NASBA’s Private Equity Task Force Has Some Better-Late-Than-Never Questions About PE in the Profession

Two people discussing a topic, finding common ground

NASBA’s Private Equity Task Force has released a white paper that’s open for comment until January 31, 2026, the purpose of which is “to educate Boards of Accountancy and policymakers about both the benefits and challenges of PE investment and raise questions about how best to protect investors and the public interest.”

The paper seeks feedback on a few serious questions that maybe should have been asked 4-5 years ago before the first major private equity investment took place but we’ll take what we can get. Those questions are:

  • How should attest firms operating in an APS [“Alternative Practice Structure”] model with PE investment maintain audit quality and avoid undue influence and pressure to perform, if non-attest entities influence the attest firm’s management, compensation, and performance evaluations?
  • What restrictions should apply to PE investors and their portfolio companies becoming attest clients of an attest firm within their same shared APS structure?
  • How should peer review processes address the complexity of independence considerations introduced by APS structures with PE investment?
  • Are there adequate safeguards to ensure that attest firms maintain the necessary internal knowledge and frameworks for compliance with the AICPA Code, and federal/state laws and rules, specifically around the protection of confidential client information?
  • How can Boards of Accountancy and other standard setting bodies address independence concerns based on the size and scale of attest firms’ relationships?
  • Are there positions taken within PEEC’s memorandum Potential revisions to the AICPA Code of Professional Conduct and guidance related to independence in alternative practice structures that you believe should impose more restrictive requirements regarding attest firm independence? If so, which provisions, how would you modify them, and why?
  • Would your Board of Accountancy consider adopting stricter laws or rules associated with independence than those in the AICPA Code, to enhance public protection?

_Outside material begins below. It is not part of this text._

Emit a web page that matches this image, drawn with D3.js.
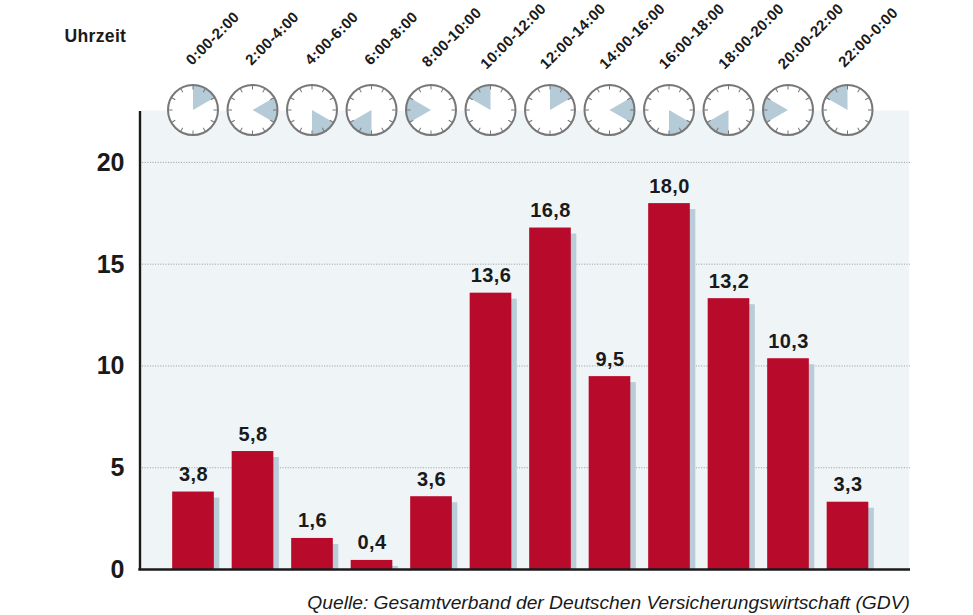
<!DOCTYPE html>
<html>
<head>
<meta charset="utf-8">
<script src="https://d3js.org/d3.v7.min.js"></script>
<style>
html, body { margin: 0; padding: 0; background: #fff; }
svg { display: block; }
text { font-family: "Liberation Sans", sans-serif; fill: #1a1a1a; }
</style>
</head>
<body>
<script>
var categories = ["0:00-2:00","2:00-4:00","4:00-6:00","6:00-8:00","8:00-10:00","10:00-12:00",
	"12:00-14:00","14:00-16:00","16:00-18:00","18:00-20:00","20:00-22:00","22:00-0:00"];
// bar heights as drawn, the printed labels differ slightly on a few bars
var values = [3.83,5.82,1.55,0.47,3.6,13.6,16.8,9.5,18.0,13.33,10.38,3.33];
var valueLabels = ["3,8","5,8","1,6","0,4","3,6","13,6","16,8","9,5","18,0","13,2","10,3","3,3"];
var startHours = [0,2,4,6,8,10,0,2,4,6,8,10];
var yTicks = [0,5,10,15,20];
var clockMarks = [0,1,2,3,4,5,6,7,8,9,10,11];

var width = 973,
	height = 615,
	left = 139.5,
	right = 909,
	top_ = 110.5,
	bottom = 569.5;

var svg = d3.select("body").append("svg")
	.attr("width", width)
	.attr("height", height);

var x = d3.scaleBand()
	.domain(categories)
	.range([163.25, 877.25])
	.paddingInner(0.3)
	.paddingOuter(0.15);

var y = d3.scaleLinear()
	.domain([0, 22.55])
	.range([bottom, top_]);

// panel
svg.append("rect")
	.attr("x", left)
	.attr("y", top_)
	.attr("width", right - left)
	.attr("height", bottom - top_)
	.attr("fill", "#eff4f7");

// grid
svg.selectAll(".grid")
	.data(yTicks.filter(function(d){ return d > 0 }))
	.enter()
	.append("line")
	.attr("class", "grid")
	.attr("x1", left)
	.attr("x2", right + 1)
	.attr("y1", function(d){ return y(d) })
	.attr("y2", function(d){ return y(d) })
	.attr("stroke", "#8a8f92")
	.attr("stroke-width", 0.9)
	.attr("stroke-dasharray", "1 1.6");

// shadow behind each bar
svg.selectAll(".shadow")
	.data(values)
	.enter()
	.append("rect")
	.attr("class", "shadow")
	.attr("x", function(d,i){ return x(categories[i]) + 5.5 })
	.attr("y", function(d){ return Math.min(y(d) + 6, bottom) })
	.attr("width", x.bandwidth())
	.attr("height", function(d){ return Math.max(bottom - y(d) - 6, 0) })
	.attr("fill", "#b8cdd8");

svg.selectAll(".bar")
	.data(values)
	.enter()
	.append("rect")
	.attr("class", "bar")
	.attr("x", function(d,i){ return x(categories[i]) })
	.attr("y", function(d){ return y(d) })
	.attr("width", x.bandwidth())
	.attr("height", function(d){ return bottom - y(d) })
	.attr("fill", "#b80a2a");

svg.selectAll(".val")
	.data(values)
	.enter()
	.append("text")
	.attr("class", "val")
	.attr("x", function(d,i){ return x(categories[i]) + x.bandwidth() / 2 + 0.5 })
	.attr("y", function(d){ return y(d) - 10.5 })
	.attr("text-anchor", "middle")
	.attr("font-size", 20)
	.attr("font-weight", "bold")
	.attr("letter-spacing", 0.4)
	.text(function(d,i){ return valueLabels[i] });

// y axis
var yAxis = d3.axisLeft(y).tickValues(yTicks).tickSize(0).tickPadding(15);
var gy = svg.append("g")
	.attr("transform", "translate(" + left + ",0)")
	.call(yAxis);
gy.select(".domain").attr("stroke", "#1a1a1a").attr("stroke-width", 2.4);
gy.selectAll("text")
	.attr("font-family", "Liberation Sans")
	.attr("font-size", 25)
	.attr("font-weight", "bold")
	.attr("fill", "#1a1a1a");

// baseline
svg.append("line")
	.attr("x1", left - 1.2)
	.attr("x2", right + 1)
	.attr("y1", bottom)
	.attr("y2", bottom)
	.attr("stroke", "#1a1a1a")
	.attr("stroke-width", 2.4);

// clocks
var r = 25;
var arc = d3.arc().innerRadius(0).outerRadius(r);
var clocks = svg.selectAll(".clock")
	.data(categories)
	.enter()
	.append("g")
	.attr("class", "clock")
	.attr("transform", function(d){ return "translate(" + (x(d) + x.bandwidth() / 2) + "," + 110 + ")" });

clocks.append("circle")
	.attr("r", r)
	.attr("fill", "#fff");

clocks.append("path")
	.attr("fill", "#b5cbd7")
	.attr("d", function(d,i){
		return arc({
			startAngle: startHours[i] / 12 * 2 * Math.PI,
			endAngle: (startHours[i] + 2) / 12 * 2 * Math.PI
		});
	});

clocks.selectAll(".mark")
	.data(clockMarks)
	.enter()
	.append("line")
	.attr("class", "mark")
	.attr("y1", -r)
	.attr("y2", -r + 4.5)
	.attr("stroke", "#777")
	.attr("stroke-width", 1)
	.attr("transform", function(d){ return "rotate(" + d * 30 + ")" });

clocks.append("circle")
	.attr("r", r)
	.attr("fill", "none")
	.attr("stroke", "#777")
	.attr("stroke-width", 2);

// time labels, longer ones start further down and left
var labelDx = {9: -1, 10: -3, 11: -4},
	labelY = {9: 66, 10: 68, 11: 70};

svg.selectAll(".time")
	.data(categories)
	.enter()
	.append("text")
	.attr("class", "time")
	.attr("transform", function(d){
		return "translate(" + (x(d) + x.bandwidth() / 2 + labelDx[d.length]) + "," + labelY[d.length] + ") rotate(-45)";
	})
	.attr("font-size", 15)
	.attr("font-weight", "bold")
	.attr("letter-spacing", 0.35)
	.text(function(d){ return d });

svg.append("text")
	.attr("x", 64.5)
	.attr("y", 41.7)
	.attr("font-size", 17.6)
	.attr("font-weight", "bold")
	.attr("letter-spacing", 0.3)
	.text("Uhrzeit");

svg.append("text")
	.attr("x", 910)
	.attr("y", 609)
	.attr("text-anchor", "end")
	.attr("font-size", 19.25)
	.attr("font-style", "italic")
	.attr("fill", "#333")
	.text("Quelle: Gesamtverband der Deutschen Versicherungswirtschaft (GDV)");
</script>
</body>
</html>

Given the huge impact private equity has already had and the ethical concerns that have emerged since it started making waves in the profession only four years ago, we anticipate responses to this paper to be varied and riveting (actually riveting, not the sarcastic riveting we so often see in topics near and dear to the accounting profession). It’s always fun when there’s a topic like this that gets people on either side of a viewpoint all worked up.

Anyone who does not want to bother with sending an official comment to NASBA is welcome to vandalize the comment section below instead and/or submit a letter to the editor with your thoughts.

3 thoughts on “NASBA’s Private Equity Task Force Has Some Better-Late-Than-Never Questions About PE in the Profession

  1. We’ve dealt with some of these questions at our firm. We audit funds that invested in an APS structure and had to figure out whether that meant we could or couldn’t have component audit relationships with the audit practice of the acquired firm, for instance. It’s a headache for sure and the independence rules did not contemplate it very well.

  2. What about quality of the tax work with the attrition and turnover of the employees is through the roof after PE roll ups?

  3. Seems like PE got creative to find a loophole in order to gain “legal” access to the returns generated by the public accounting profession. I can’t blame them, but definitely seems like there is a lot of risk regarding the perception of trust in the public accounting profession as a whole. Glad that this is being looked at more now, but seems like this may be too little too late. The idea that this is even being raised as a topic for further consideration and reading the complexities involved should show that members of the general public would have a high likelihood of questioning the trust aspect of having PE involved with public accounting.